Updated On: 07 August, 2022 09:33 AM IST | Mumbai | Yogesh Pawar
As Mumbai gets a taste of 17th century Hindi literature which unabashedly celebrated female sexuality, Shubha Mudgal, who put this poetry to music last week, discusses the message in music

Shubha Mudgal in concert with Aneesh Pradhan on tabla and Sudhir Nayak on the harmonium, presenting poetry that celebrated the woman as goddess, yogini and nayika. PIC COURTESY/DHRUV SETHI
In a fortnight when an FIR was filed against Bollywood actor Ranveer Singh for deciding to pose in the buff for a British magazine and post the images on social media, Hindustani classical vocalist Shubha Mudgal sang for a woman who had a bone to pick with her sister-in-law who labelled her bereft of passion like a Brindavan widow. Perhaps Mudgal, whose repertoire includes thumri and khayal, may have been as baffled as a majority of Indian women, wondering who exactly the Mumbai-based lawyer whose complaint the FIR was based on, was speaking for when she said Singh exposing his “bum” is “a national issue” because it insulted the modesty of women.

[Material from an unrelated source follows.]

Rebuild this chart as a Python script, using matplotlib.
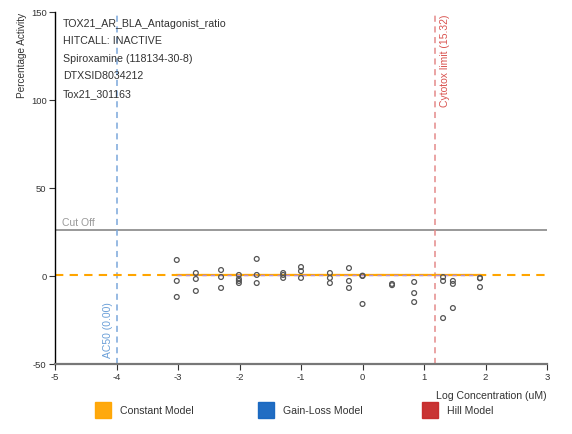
import matplotlib
matplotlib.use("Agg")
import matplotlib.pyplot as plt
from matplotlib.patches import Rectangle
import numpy as np

plt.rcParams['font.family'] = ['Liberation Sans', 'DejaVu Sans']
plt.rcParams['axes.unicode_minus'] = False

# ---- data ----
log_conc_groups = [-3.02, -2.71, -2.30, -2.01, -1.72, -1.29, -1.00, -0.53,
                   -0.22, 0.00, 0.48, 0.84, 1.31, 1.47, 1.91]
response_groups = [
    [9.1, -2.8, -11.9],
    [1.7, -1.7, -8.5],
    [3.4, -0.6, -6.8],
    [0.6, -1.7, -2.8, -4.0],
    [9.7, 0.6, -4.0],
    [1.7, 0.6, -1.1],
    [5.1, 2.8, -1.1],
    [1.7, -1.1, -4.0],
    [4.5, -2.8, -6.8],
    [0.2, 0.0, -15.9],
    [-4.5, -5.2],
    [-3.4, -9.7, -14.8],
    [-0.6, -2.8, -23.9],
    [-2.8, -4.5, -18.2],
    [-1.1, -1.3, -6.3],
]
constant_value = 0.4
cutoff_value = 26.3
ac50_log = -4.0
cytotox_uM = 15.32
x_ticks = [-5, -4, -3, -2, -1, 0, 1, 2, 3]
y_ticks = [-50, 0, 50, 100, 150]
info_lines = ["TOX21_AR_BLA_Antagonist_ratio", "HITCALL: INACTIVE",
              "Spiroxamine (118134-30-8)", "DTXSID8034212", "Tox21_301163"]
legend_labels = ["Constant Model", "Gain-Loss Model", "Hill Model"]
legend_colors = ["#FFA500", "#1565C0", "#C62828"]

xs = np.concatenate([[c] * len(r) for c, r in zip(log_conc_groups, response_groups)])
ys = np.concatenate([r for r in response_groups])

W, H = 572, 435
fig = plt.figure(figsize=(W / 100, H / 100), dpi=100)
ax = fig.add_axes([55 / W, 1 - 365 / H, (547 - 55) / W, (365 - 13) / H])
ax.set_xlim(-5, 3)
ax.set_ylim(-50, 150)

# constant model: dashed full width, solid over data range
ax.plot([-5, 3], [constant_value] * 2, color="#FFA500", lw=1.5, ls=(0, (4, 3)), zorder=2)
ax.plot([min(log_conc_groups), max(log_conc_groups)], [constant_value] * 2,
        color="#FFA500", lw=1.6, zorder=3)
ax.plot([min(log_conc_groups), max(log_conc_groups)], [constant_value] * 2,
        color="#B58FD6", lw=1.0, ls=(0, (3, 3)), zorder=4)

# cutoff
ax.axhline(cutoff_value, color="#888888", lw=1.2, zorder=1)
ax.text(-4.88, cutoff_value + 1.5, "Cut Off", color="#999999", fontsize=7.5,
        ha="left", va="bottom")

# AC50
ax.axvline(ac50_log, color="#7AA7DB", lw=1.1, ls=(0, (4, 3)), zorder=1)
ax.text(ac50_log - 0.05, -46, "AC50 (0.00)", color="#6A9FD8", fontsize=7.5,
        rotation=90, ha="right", va="bottom")

# cytotox
cyt = np.log10(cytotox_uM)
ax.axvline(cyt, color="#E48A8A", lw=1.1, ls=(0, (4, 3)), zorder=1)
ax.text(cyt + 0.08, 149, "Cytotox limit (%.2f)" % cytotox_uM, color="#D9534F",
        fontsize=7.5, rotation=90, ha="left", va="top")

# points
ax.scatter(xs, ys, s=12, facecolors="none", edgecolors="#555555", linewidths=0.9, zorder=5)

# info text
for i, t in enumerate(info_lines):
    ax.text(0.016, 0.983 - i * 0.0497, t, transform=ax.transAxes, fontsize=7.7,
            color="#333333", ha="left", va="top")

# axes styling
for s in ["top", "right"]:
    ax.spines[s].set_visible(False)
ax.spines["left"].set_color("black")
ax.spines["left"].set_linewidth(1.0)
ax.spines["bottom"].set_color("#777777")
ax.spines["bottom"].set_linewidth(1.6)
ax.set_xticks(x_ticks)
ax.set_yticks(y_ticks)
ax.tick_params(axis="both", labelsize=6.8, colors="#333333", length=4, width=0.8, pad=2)
ax.set_xlabel("Log Concentration (uM)", fontsize=7.6, color="#333333", loc="right", labelpad=6)
ax.set_ylabel("Percentage Activity", fontsize=7.2, color="#333333", loc="top", labelpad=3)

# legend
sq = 16
for lx, lab, col in zip([95, 258, 422], legend_labels, legend_colors):
    fig.add_artist(Rectangle((lx / W, 1 - 419 / H), sq / W, sq / H,
                             transform=fig.transFigure, facecolor=col,
                             edgecolor=col, alpha=0.95))
    fig.text((lx + 25) / W, 1 - 411.5 / H, lab, fontsize=7.6, color="#333333",
             ha="left", va="center")

fig.savefig("out.png", dpi=100)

At a concert titled, Women, Sexuality, and Song, which opened a women-led Indian classical music festival by the National Centre for the Performing Arts (NCPA) in Mumbai, Mudgal sang for and represented every kind of Indian woman—goddess, yogini and nayika alike, some with immense beauty, others with greying tresses, and then some stigmatised by patriarchy. “Some [of this poetry] celebrates womanhood and sensuality [Dakhin jayiyo ji, ke layiyo hamein Dhanushpuri/Get me a Dhanushpuri saree from the Deccan] and other songs speak of the challenges and stigma women face [Saasu mori kaheli bajhaniya, nanad Brijbasin ho/Rama jinke mein baari re biyahi, ooyi ghar se nikaaren ho/My mother-in-law calls me barren, my sister-in-law says I’m bereft of passion like a Brindavan widow/And the man I was married to when young has abandoned me],” she says.